Queen City punk veteran recruits two young guns
by Ed Kapp
Top billing comes with certain responsibilities.
At least that’s what Herb & The Humans frontman Herb Exner is finding.
A veteran of the Queen City music scene, Exner founded his three-piece outfit — comprising fellow Reginans Gino Giambattista and Avery Strong-Garcia, both 21-years-old — in October of 2013.
One responsibility as the man in charge, the former Hot Blood Bombers drummer says, is keeping composed on stage.
“It’s a little bit more nerve-wracking because you don’t really hide behind a kit anymore,” the 31-year-old says with a laugh, “but at the same time it’s fun to be out front.”
Being front and centre does come with other perks.
“When you write everything, it’s kind of nice to have both hands on the wheel, as opposed to just kind of laying down the drums in the back,” Exner says. “I like it,” he continues, laughing. “I haven’t gotten sick of it so far.”
Drummer Giambattista and bassist Strong-Garcia, Exner suggests, have helped keep spirits high for the up-and-coming band.
“They were jamming together before I met them and a buddy just kind of hooked me up with them,” Exner says. “They’re younger guys — they’re just about ten years younger than me — and it’s fun.”
Most of Exner’s musical influence comes from “a lot of old blues, rock and roll, old punk rock and a bit of 90s grunge.

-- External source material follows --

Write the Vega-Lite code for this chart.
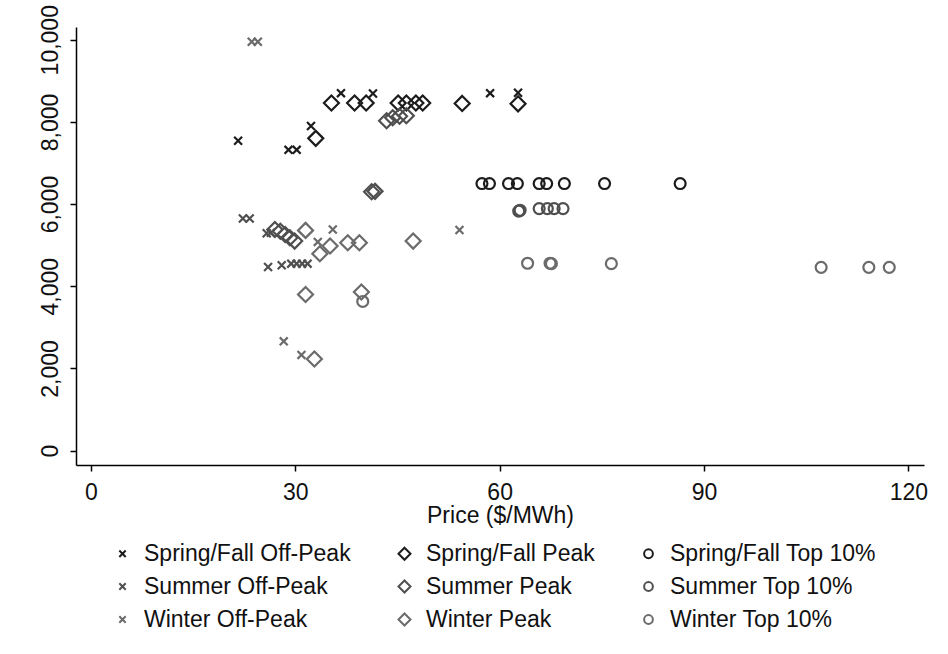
{
  "$schema": "https://vega.github.io/schema/vega-lite/v6.json",
  "width": 848,
  "height": 438,
  "autosize": {"type": "none"},
  "padding": {"left": 76, "top": 27, "right": 24, "bottom": 189},
  "background": "white",
  "config": {"view": {"stroke": null}, "font": "Liberation Sans"},
  "data": {
    "values": [
      {"group": "Spring/Fall Off-Peak", "price": 36.7, "load": 8700},
      {"group": "Spring/Fall Off-Peak", "price": 41.4, "load": 8690},
      {"group": "Spring/Fall Off-Peak", "price": 58.6, "load": 8700},
      {"group": "Spring/Fall Off-Peak", "price": 62.7, "load": 8710},
      {"group": "Spring/Fall Off-Peak", "price": 32.3, "load": 7900},
      {"group": "Spring/Fall Off-Peak", "price": 21.6, "load": 7540},
      {"group": "Spring/Fall Off-Peak", "price": 29.0, "load": 7320},
      {"group": "Spring/Fall Off-Peak", "price": 30.2, "load": 7320},
      {"group": "Spring/Fall Peak", "price": 35.3, "load": 8460},
      {"group": "Spring/Fall Peak", "price": 38.7, "load": 8460},
      {"group": "Spring/Fall Peak", "price": 40.4, "load": 8460},
      {"group": "Spring/Fall Peak", "price": 45.1, "load": 8460},
      {"group": "Spring/Fall Peak", "price": 46.3, "load": 8460},
      {"group": "Spring/Fall Peak", "price": 47.7, "load": 8460},
      {"group": "Spring/Fall Peak", "price": 48.7, "load": 8460},
      {"group": "Spring/Fall Peak", "price": 54.5, "load": 8450},
      {"group": "Spring/Fall Peak", "price": 62.7, "load": 8440},
      {"group": "Spring/Fall Peak", "price": 33.0, "load": 7600},
      {"group": "Spring/Fall Top 10%", "price": 57.4, "load": 6500},
      {"group": "Spring/Fall Top 10%", "price": 58.5, "load": 6500},
      {"group": "Spring/Fall Top 10%", "price": 61.3, "load": 6500},
      {"group": "Spring/Fall Top 10%", "price": 62.6, "load": 6500},
      {"group": "Spring/Fall Top 10%", "price": 65.8, "load": 6500},
      {"group": "Spring/Fall Top 10%", "price": 66.9, "load": 6500},
      {"group": "Spring/Fall Top 10%", "price": 69.5, "load": 6500},
      {"group": "Spring/Fall Top 10%", "price": 75.4, "load": 6500},
      {"group": "Spring/Fall Top 10%", "price": 86.5, "load": 6500},
      {"group": "Summer Off-Peak", "price": 22.3, "load": 5650},
      {"group": "Summer Off-Peak", "price": 23.3, "load": 5650},
      {"group": "Summer Off-Peak", "price": 25.8, "load": 5290},
      {"group": "Summer Off-Peak", "price": 26.4, "load": 5300},
      {"group": "Summer Off-Peak", "price": 29.4, "load": 4550},
      {"group": "Summer Off-Peak", "price": 30.2, "load": 4550},
      {"group": "Summer Off-Peak", "price": 31.0, "load": 4550},
      {"group": "Summer Off-Peak", "price": 31.8, "load": 4550},
      {"group": "Summer Off-Peak", "price": 26.0, "load": 4470},
      {"group": "Summer Off-Peak", "price": 28.0, "load": 4510},
      {"group": "Summer Peak", "price": 43.4, "load": 8030},
      {"group": "Summer Peak", "price": 44.3, "load": 8100},
      {"group": "Summer Peak", "price": 45.3, "load": 8140},
      {"group": "Summer Peak", "price": 46.3, "load": 8150},
      {"group": "Summer Peak", "price": 41.2, "load": 6300},
      {"group": "Summer Peak", "price": 41.7, "load": 6310},
      {"group": "Summer Peak", "price": 27.0, "load": 5380},
      {"group": "Summer Peak", "price": 27.8, "load": 5340},
      {"group": "Summer Peak", "price": 28.5, "load": 5260},
      {"group": "Summer Peak", "price": 29.2, "load": 5180},
      {"group": "Summer Peak", "price": 29.9, "load": 5100},
      {"group": "Summer Top 10%", "price": 62.8, "load": 5830},
      {"group": "Summer Top 10%", "price": 63.0, "load": 5850},
      {"group": "Summer Top 10%", "price": 65.8, "load": 5890},
      {"group": "Summer Top 10%", "price": 67.0, "load": 5890},
      {"group": "Summer Top 10%", "price": 68.0, "load": 5890},
      {"group": "Summer Top 10%", "price": 69.3, "load": 5890},
      {"group": "Winter Off-Peak", "price": 23.6, "load": 9950},
      {"group": "Winter Off-Peak", "price": 24.5, "load": 9950},
      {"group": "Winter Off-Peak", "price": 33.3, "load": 5080},
      {"group": "Winter Off-Peak", "price": 35.5, "load": 5380},
      {"group": "Winter Off-Peak", "price": 54.1, "load": 5370},
      {"group": "Winter Off-Peak", "price": 28.3, "load": 2660},
      {"group": "Winter Off-Peak", "price": 30.9, "load": 2330},
      {"group": "Winter Peak", "price": 31.5, "load": 5360},
      {"group": "Winter Peak", "price": 33.6, "load": 4790},
      {"group": "Winter Peak", "price": 35.1, "load": 4980},
      {"group": "Winter Peak", "price": 37.7, "load": 5060},
      {"group": "Winter Peak", "price": 39.4, "load": 5060},
      {"group": "Winter Peak", "price": 47.3, "load": 5100},
      {"group": "Winter Peak", "price": 31.5, "load": 3800},
      {"group": "Winter Peak", "price": 39.7, "load": 3860},
      {"group": "Winter Peak", "price": 32.8, "load": 2230},
      {"group": "Winter Top 10%", "price": 39.9, "load": 3630},
      {"group": "Winter Top 10%", "price": 64.1, "load": 4560},
      {"group": "Winter Top 10%", "price": 67.4, "load": 4560},
      {"group": "Winter Top 10%", "price": 67.6, "load": 4550},
      {"group": "Winter Top 10%", "price": 76.4, "load": 4550},
      {"group": "Winter Top 10%", "price": 107.2, "load": 4460},
      {"group": "Winter Top 10%", "price": 114.2, "load": 4460},
      {"group": "Winter Top 10%", "price": 117.2, "load": 4460}
    ]
  },
  "mark": {"type": "point", "filled": false, "strokeWidth": 2.2, "size": 225, "opacity": 1},
  "encoding": {
    "x": {
      "field": "price", "type": "quantitative",
      "scale": {"domain": [-2.2, 122.3], "nice": false, "zero": false},
      "axis": {
        "values": [0, 30, 60, 90, 120], "grid": false, "title": "Price ($/MWh)",
        "labelFontSize": 23, "titleFontSize": 23, "titleFontWeight": "normal",
        "tickSize": 6, "labelPadding": 10, "titlePadding": 0,
        "domainColor": "#000", "tickColor": "#000", "labelColor": "#111", "titleColor": "#111",
        "domainWidth": 1.5, "tickWidth": 1.5, "labelFlush": false, "labelOverlap": false
      }
    },
    "y": {
      "field": "load", "type": "quantitative",
      "scale": {"domain": [-350, 10310], "nice": false, "zero": false},
      "axis": {
        "values": [0, 2000, 4000, 6000, 8000, 10000], "grid": false, "title": null,
        "format": ",d", "labelAngle": 270, "labelAlign": "center", "labelBaseline": "alphabetic",
        "labelFontSize": 23, "tickSize": 6, "labelPadding": 13,
        "domainColor": "#000", "tickColor": "#000", "labelColor": "#111",
        "domainWidth": 1.5, "tickWidth": 1.5, "labelFlush": false, "labelOverlap": false
      }
    },
    "color": {
      "field": "group", "type": "nominal",
      "scale": {
        "domain": ["Spring/Fall Off-Peak", "Summer Off-Peak", "Winter Off-Peak", "Spring/Fall Peak", "Summer Peak", "Winter Peak", "Spring/Fall Top 10%", "Summer Top 10%", "Winter Top 10%"],
        "range": ["#1c1c1c", "#4f4f4f", "#6b6b6b", "#1c1c1c", "#4f4f4f", "#6b6b6b", "#1c1c1c", "#4f4f4f", "#6b6b6b"]
      },
      "legend": {
        "title": null, "orient": "none", "legendX": 35, "legendY": 515, "columns": 3,
        "labelFontSize": 23, "labelColor": "#111", "symbolSize": 144, "symbolStrokeWidth": 2,
        "rowPadding": 9, "columnPadding": 42, "labelOffset": 10, "padding": 0, "labelLimit": 0
      }
    },
    "shape": {
      "field": "group", "type": "nominal",
      "scale": {
        "domain": ["Spring/Fall Off-Peak", "Summer Off-Peak", "Winter Off-Peak", "Spring/Fall Peak", "Summer Peak", "Winter Peak", "Spring/Fall Top 10%", "Summer Top 10%", "Winter Top 10%"],
        "range": [
          "M-0.53,-0.53L0.53,0.53M-0.53,0.53L0.53,-0.53",
          "M-0.53,-0.53L0.53,0.53M-0.53,0.53L0.53,-0.53",
          "M-0.53,-0.53L0.53,0.53M-0.53,0.53L0.53,-0.53",
          "M0,-1L1,0L0,1L-1,0Z",
          "M0,-1L1,0L0,1L-1,0Z",
          "M0,-1L1,0L0,1L-1,0Z",
          "M0.73,0A0.73,0.73,0,1,1,-0.73,0A0.73,0.73,0,1,1,0.73,0Z",
          "M0.73,0A0.73,0.73,0,1,1,-0.73,0A0.73,0.73,0,1,1,0.73,0Z",
          "M0.73,0A0.73,0.73,0,1,1,-0.73,0A0.73,0.73,0,1,1,0.73,0Z"
        ]
      },
      "legend": {
        "title": null, "orient": "none", "legendX": 35, "legendY": 515, "columns": 3,
        "labelFontSize": 23, "labelColor": "#111", "symbolSize": 144, "symbolStrokeWidth": 2,
        "rowPadding": 9, "columnPadding": 42, "labelOffset": 10, "padding": 0, "labelLimit": 0
      }
    }
  }
}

He hopes “a new twist” shines through with his music, which he thinks his youthful accompaniments help bring to light.
“They’re bringing a youthful aspect to music that comes from a very old place,” Exner says with a laugh. “It’s a good balance, I feel.
“A lot of people, after watching the band, said this is totally me,” he continues with a chuckle. “People who know me, and know what I’ve done over the years, they say it’s like me, amplified. People that don’t know me seem to get it; they seem to dig it.
“It’s been going pretty well so far.”
Herb & the Humans released its self-titled debut album, which was recorded at Down the Hatch Studio in Regina, a few weeks ago. Since last week, the album has been available for download at Bandcamp.com.
Despite being “not much of a business cat,” Exner took the lead on the administrative, behind-the-scenes front for this album, which he says was the biggest challenge in putting together his newest project.
The hard work seems to be paying off for the band.
“Pretty good,” Exner says when asked how the album has been received.
“It took quite a while just to get our ducks in a row — I think some people were kind of waiting for it — but as far as I know, there haven’t been any sad faces after listening (laughs).
“Everyone has just had good things to say, which kind of makes it all worthwhile.”
Exner would like his outfit to start travelling to perform in Alberta and Manitoba and eventually produce a second record, provided audiences continue to enjoy the work. Before then, they’re set to play Oct. 9 at the Mercury Cafe & Grill.
“I love doing it. I love making music and performing. If the good lord’s willing and the creeks don’t rise, I’ll hopefully have a good future with this band,” he says with a laugh.
“I really enjoy it, and it seems the boys do too.”